Raskolnikov’un henüz çocuk olduğu yaşlarda, bir meyhanenin önünden babası ile birlikte geçerlerken, iri kadanaların koşulduğu, ağır yük ve şarap fıçıları taşımaya yarayan arabalardan birine, çelimsiz, acınası bir köylü beygiri koşulduğunu görürler. Mikolka adında bir köylü ve arkadaşları sarhoş bir halde meyhaneden çıkarak bu arabaya binerler. 8 kişinin bindiği bu arabayı bu çelimsiz beygirin çekmesi zaten olanaksızdır, ama Mikolka elindeki kırbacıyla (bir süre sonra diğer yolcularda başlarlar atı kırbaçlamaya) atın burnuna, gözlerine vurmaktadır. Zavallı hayvan yediği kırbaçlardan kurtulmak ister gibi bir an için asılır arabaya, ama her seferinde yere kapanacak gibi olmakta ve arabayı hareket ettirememektedir. Kalabalığın içinden koşup gelen iki genç te ellerinde birer kırbaçla atın böğürlerine vurmaya başlarlar. Bir yandan da Mikolka “Suratına vurun, gözlerine gözlerine vurun” diye bağırmaktadır.

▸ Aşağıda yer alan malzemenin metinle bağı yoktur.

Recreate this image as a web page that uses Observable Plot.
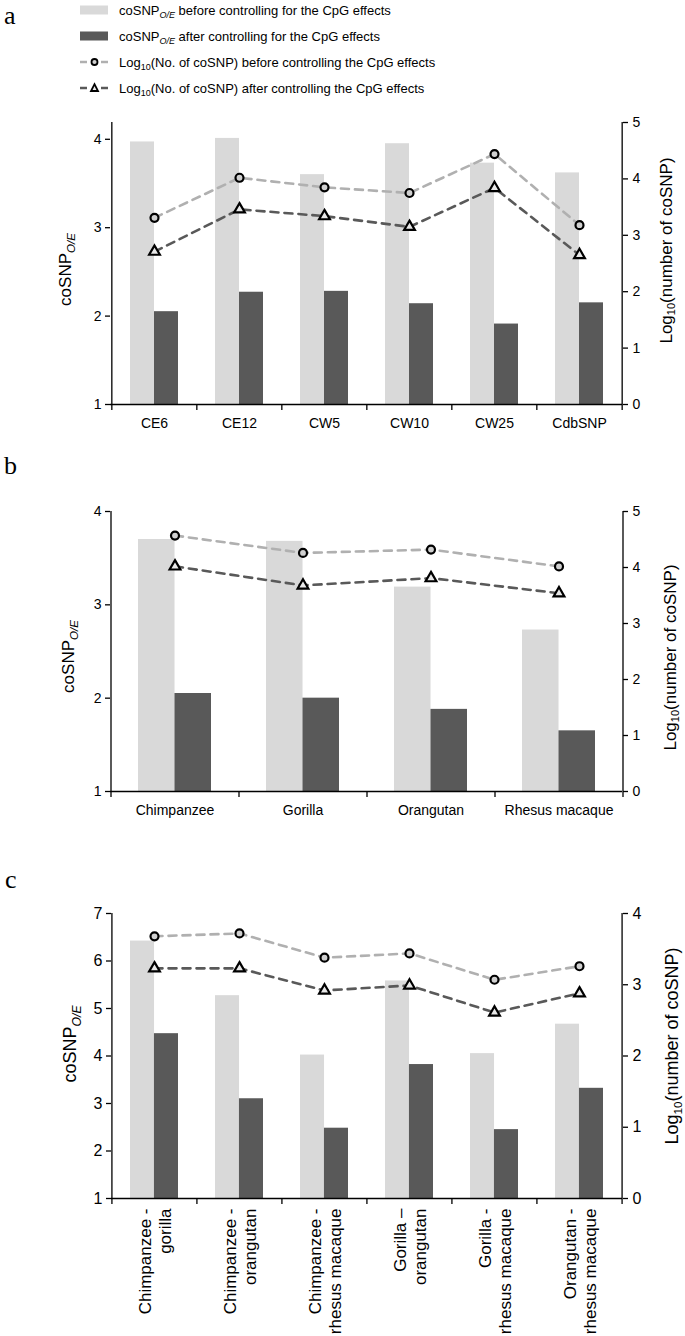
<!DOCTYPE html>
<html><head><meta charset="utf-8">
<script src="https://cdn.jsdelivr.net/npm/d3@7"></script>
<script src="https://cdn.jsdelivr.net/npm/@observablehq/plot@0.6"></script>
<style>
body{margin:0;background:#fff;font-family:"Liberation Sans",Arial,sans-serif;}
#wrap{position:relative;width:685px;height:1336px;overflow:hidden;background:#fff;}
.panel{position:absolute;left:0;}
.plabel{position:absolute;font-family:"Liberation Serif","Times New Roman",serif;font-size:26px;line-height:1.1;}
.lrow{position:absolute;left:80px;height:20px;display:flex;align-items:center;font-size:13px;white-space:nowrap;color:#000;}
.lrow svg{margin-right:11px;flex:none;}
.sub{font-size:9px;position:relative;top:3px;}
</style></head><body><div id="wrap"></div>
<script>
// ---------- Data ----------
// Panel a
const catsA = ["CE6", "CE12", "CW5", "CW10", "CW25", "CdbSNP"];
const beforeA = [3.97, 4.01, 3.60, 3.95, 3.73, 3.62];
const afterA = [2.05, 2.27, 2.28, 2.14, 1.91, 2.15];
const logBeforeA = [3.31, 4.02, 3.85, 3.75, 4.44, 3.18];
const logAfterA = [2.71, 3.46, 3.34, 3.15, 3.84, 2.65];
const leftTicksA = [1, 2, 3, 4];
const rightTicksA = [0, 1, 2, 3, 4, 5];
// Panel b
const catsB = ["Chimpanzee", "Gorilla", "Orangutan", "Rhesus macaque"];
const beforeB = [3.70, 3.68, 3.19, 2.73];
const afterB = [2.05, 2.00, 1.88, 1.65];
const logBeforeB = [4.57, 4.26, 4.32, 4.02];
const logAfterB = [4.02, 3.68, 3.81, 3.54];
const leftTicksB = [1, 2, 3, 4];
const rightTicksB = [0, 1, 2, 3, 4, 5];
// Panel c
const catsC = ["Chimpanzee - gorilla", "Chimpanzee - orangutan", "Chimpanzee - rhesus macaque",
               "Gorilla \u2013 orangutan", "Gorilla - rhesus macaque", "Orangutan - rhesus macaque"];
const beforeC = [6.42, 5.27, 4.02, 5.58, 4.05, 4.67];
const afterC = [4.47, 3.10, 2.48, 3.82, 2.45, 3.32];
const logBeforeC = [3.68, 3.72, 3.38, 3.44, 3.07, 3.26];
const logAfterC = [3.23, 3.23, 2.92, 2.99, 2.61, 2.88];
const leftTicksC = [1, 2, 3, 4, 5, 6, 7];
const rightTicksC = [0, 1, 2, 3, 4];

// Legend labels
const legendItems = [
  {kind: "bar", color: "#d9d9d9", html: 'coSNP<span class="sub"><i>O/E</i></span> before controlling for the CpG effects'},
  {kind: "bar", color: "#595959", html: 'coSNP<span class="sub"><i>O/E</i></span> after controlling for the CpG effects'},
  {kind: "line", color: "#b0b0b0", symbol: "circle", html: 'Log<span class="sub">10</span>(No. of coSNP) before controlling the CpG effects'},
  {kind: "line", color: "#595959", symbol: "triangle", html: 'Log<span class="sub">10</span>(No. of coSNP) after controlling the CpG effects'}
];

const LIGHT = "#d9d9d9", DARK = "#595959", LINE_B = "#b0b0b0", LINE_A = "#595959";
const FONT = '"Liberation Sans", Arial, sans-serif';

function makePanel(c) {
  const n = c.cats.length;
  const step = (c.width - c.ml - c.mr) / n;
  const bw = step * (1 - c.pad);
  const toL = d3.scaleLinear(c.rDomain, c.lDomain);
  const rows = c.cats.map((cat, i) => ({cat, before: c.before[i], after: c.after[i], lb: c.logBefore[i], la: c.logAfter[i]}));
  const y0 = c.lDomain[0], y1 = c.lDomain[1];
  const last = c.cats[n - 1];
  const svg = Plot.plot({
    width: c.width, height: c.height,
    marginTop: c.mt, marginBottom: c.mb, marginLeft: c.ml, marginRight: c.mr,
    style: {fontFamily: FONT, fontSize: c.fs + "px", color: "#000", background: "transparent", overflow: "visible"},
    x: {type: "band", domain: c.cats, paddingInner: c.pad, paddingOuter: c.pad / 2, align: 0.5},
    y: {domain: c.lDomain},
    marks: [
      Plot.barY(rows, {x: "cat", y1: y0, y2: "before", fill: LIGHT, insetRight: bw / 2}),
      Plot.barY(rows, {x: "cat", y1: y0, y2: "after", fill: DARK, insetLeft: bw / 2}),
      // axis lines
      Plot.ruleY([y0], {stroke: "#000", strokeWidth: 1.3}),
      Plot.ruleX([c.cats[0]], {x: d => d, dx: -step / 2, y1: y0, y2: y1, stroke: "#000", strokeWidth: 1.3}),
      Plot.ruleX([last], {x: d => d, dx: step / 2, y1: y0, y2: y1, stroke: "#000", strokeWidth: 1.3}),
      // category boundary ticks
      Plot.ruleX(c.cats, {x: d => d, dx: -step / 2, y1: y0, y2: y0, insetBottom: -6, stroke: "#000", strokeWidth: 1.3}),
      Plot.ruleX([last], {x: d => d, dx: step / 2, y1: y0, y2: y0, insetBottom: -6, stroke: "#000", strokeWidth: 1.3}),
      // log lines
      Plot.lineY(rows, {x: "cat", y: d => toL(d.lb), stroke: LINE_B, strokeWidth: 2.6, strokeDasharray: "8,6"}),
      Plot.lineY(rows, {x: "cat", y: d => toL(d.la), stroke: LINE_A, strokeWidth: 2.6, strokeDasharray: "8,6"}),
      Plot.dot(rows, {x: "cat", y: d => toL(d.lb), symbol: "circle", r: 4, stroke: "#000", strokeWidth: 2.2, fill: "#d0d0d0"}),
      Plot.dot(rows, {x: "cat", y: d => toL(d.la), symbol: "triangle", r: 4, stroke: "#000", strokeWidth: 2.2, fill: "#e8e8e8"}),
      // axes
      Plot.axisY({ticks: c.lTicks, anchor: "left", tickSize: 5, tickPadding: 4, label: null, fontSize: c.fs, strokeWidth: 1.3,
                  tickFormat: d => String(d)}),
      Plot.axisY({ticks: c.rTicks.map(v => toL(v)), anchor: "right", tickSize: 5, tickPadding: 5, label: null, fontSize: c.fs, strokeWidth: 1.3,
                  tickFormat: v => String(Math.round(toL.invert(v)))}),
      Plot.axisX({anchor: "bottom", tickSize: 0, tickPadding: c.xPad, label: null, fontSize: c.xfs,
                  tickRotate: c.rot || 0, tickFormat: c.xfmt || (d => d), lineHeight: 1.2}),
      // axis titles
      Plot.text(["coSNPO/E"], {frameAnchor: "left", dx: -c.ltx, dy: c.lty, rotate: -90, textAnchor: "middle", fontSize: c.tfs}),
      Plot.text(["Log10(number of coSNP)"], {frameAnchor: "right", dx: c.rtx, dy: c.rty, rotate: -90, textAnchor: "middle", fontSize: c.tfs})
    ]
  });
  // subscripts in the axis titles
  svg.querySelectorAll("text").forEach(t => {
    if (t.textContent === "coSNPO/E") {
      t.textContent = "";
      const a = document.createElementNS("http://www.w3.org/2000/svg", "tspan"); a.textContent = "coSNP"; t.appendChild(a);
      const b = document.createElementNS("http://www.w3.org/2000/svg", "tspan"); b.textContent = "O/E";
      b.setAttribute("dy", "0.35em"); b.setAttribute("font-size", "0.68em"); b.setAttribute("font-style", "italic"); t.appendChild(b);
    } else if (t.textContent === "Log10(number of coSNP)") {
      t.textContent = "";
      const a = document.createElementNS("http://www.w3.org/2000/svg", "tspan"); a.textContent = "Log"; t.appendChild(a);
      const b = document.createElementNS("http://www.w3.org/2000/svg", "tspan"); b.textContent = "10";
      b.setAttribute("dy", "0.3em"); b.setAttribute("font-size", "0.65em"); t.appendChild(b);
      const d = document.createElementNS("http://www.w3.org/2000/svg", "tspan"); d.textContent = "(number of coSNP)";
      d.setAttribute("dy", "-0.2em"); t.appendChild(d);
    }
  });
  return svg;
}

const wrap = document.getElementById("wrap");

function place(el, top) { el.classList.add("panel"); el.style.top = top + "px"; wrap.appendChild(el); }

const splitLabel = d => d.replace(/ ([-\u2013]) /, " $1\n");

place(makePanel({
  cats: catsA, before: beforeA, after: afterA, logBefore: logBeforeA, logAfter: logAfterA,
  lDomain: [1, 4.19], rDomain: [0, 5], lTicks: leftTicksA, rTicks: rightTicksA,
  width: 685, height: 360, mt: 22, mb: 56, ml: 110, mr: 63, pad: 0.4375,
  fs: 14, xfs: 14, xPad: 12, tfs: 17, ltx: 45, lty: 6, rtx: 44, rty: -13
}), 100);

place(makePanel({
  cats: catsB, before: beforeB, after: afterB, logBefore: logBeforeB, logAfter: logAfterB,
  lDomain: [1, 4], rDomain: [0, 5], lTicks: leftTicksB, rTicks: rightTicksB,
  width: 685, height: 345, mt: 21, mb: 44, ml: 110, mr: 63, pad: 0.43,
  fs: 14, xfs: 14, xPad: 12, tfs: 17, ltx: 42, lty: 5, rtx: 48, rty: 6
}), 490);

place(makePanel({
  cats: catsC, before: beforeC, after: afterC, logBefore: logBeforeC, logAfter: logAfterC,
  lDomain: [1, 7], rDomain: [0, 4], lTicks: leftTicksC, rTicks: rightTicksC,
  width: 685, height: 456, mt: 33, mb: 138, ml: 111, mr: 63, pad: 0.4375,
  fs: 16, xfs: 17, xPad: 10, rot: -90, xfmt: splitLabel, tfs: 18, ltx: 41, lty: -12, rtx: 50, rty: -10
}), 880);

// Legend (HTML, above panel a)
const rowTops = [0, 26, 52, 78];
legendItems.forEach((it, i) => {
  const row = document.createElement("div");
  row.className = "lrow";
  row.style.top = rowTops[i] + "px";
  let sw;
  if (it.kind === "bar") {
    sw = `<svg width="28" height="14"><rect x="0" y="2.5" width="28" height="9" fill="${it.color}"/></svg>`;
  } else {
    const mk = it.symbol === "circle"
      ? `<circle cx="14.5" cy="7" r="3" fill="#d0d0d0" stroke="#000" stroke-width="1.8"/>`
      : `<path d="M14.5,3.2 L18,10 L11,10 Z" fill="#e8e8e8" stroke="#000" stroke-width="1.8"/>`;
    sw = `<svg width="28" height="14"><line x1="0" y1="7" x2="7" y2="7" stroke="${it.color}" stroke-width="2.5"/>` +
         `<line x1="21" y1="7" x2="28" y2="7" stroke="${it.color}" stroke-width="2.5"/>${mk}</svg>`;
  }
  row.innerHTML = sw + `<span>${it.html}</span>`;
  wrap.appendChild(row);
});

// Panel letters
[["a", 4, 2], ["b", 4, 452], ["c", 5, 866]].forEach(([t, x, y]) => {
  const d = document.createElement("div");
  d.className = "plabel"; d.textContent = t;
  d.style.left = x + "px"; d.style.top = y + "px";
  wrap.appendChild(d);
});
</script></body></html>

Bu sahneyi gören Raskolnikov atın yanına koşup, öne geçer. Hayvanın gözüne nasıl vurduklarını görür. Ağlamaya başlar. Yüreği kabarır, gözlerinden yaşlar boşanır. Bu arada kamçılardan biri yüzüne çarpar; ama o hiç bir şey duymamıştır, ellerini ovuşturup, bağırmaktadır. Başını sallayıp, bütün bunları kınayan ak saçlı, ak sakallı yaşlı bir adama doğru koşar. Kalabalıktan bir köylü kadın elinden tutup onu uzaklaştırmak ister, ama o kadının elinden kurtulup yeniden atın yanına varır...
Sonrasında, Mikolka ve şürekasının darbelerine dayanamayan beygir ölür. Raskolnikov bir çığlık atıp, kalabalığı yarararak beygire doğru koşar, onun kan içindeki başına sarılıp, gözlerinden, dudaklarından öpmeye başlar. Sonra öfkeyle yerinden fırlayıp, küçücük yumrukları sıkılı, Mikolka’nın üzerine atılır. Epeydir oğlunun ardından koşup duran babası onu tam bu sırada yakalar ve çekip kalabalıktan çıkarır. “Gidelim artık oğlum, evimize gidelim” diyerek evlerine götürür.
Dostoyevski’nin hayal ürünü olan bu olayın bir benzerinin Nietzsche’nin bizatihi başına gelmiş olması ilginç göründü bana. Daha da ilginç yanı, Nietzsche’nin, çok sevdiği ve kendisinden “düşün eşi” diye bahsettiği Lou Salome ve Paul Ree ile birlikte 1882 yılında çektirdikleri aşağıdaki fotoğraftır.
Burada Salome, elinde bir kırbaçla bir at arabasına binmiş ve Nietzsche’yi kırbaçlıyor görünmektedir. Ona karşı çok derin duygular beslemiş olan Nietzsche, duygularını Salome’ye açıp red edilince ciddi bir düş kırıklığı yaşamış ve kadınlar hakkındaki düşünceleri daha da sertleşmiştir. Yukarıda bahsi geçen atın boynuna sarılarak ağlama vakasında aslında Nietzsche’nin at ile özdeşlik kurarak kendi haline ağladığı söylenir. Belki de bu yüzden "Mutter, ich bin dumm," demiştir.
A Torinoi lo’yu izlerken, bunlar geldi aklıma. Paylaşmak istedim.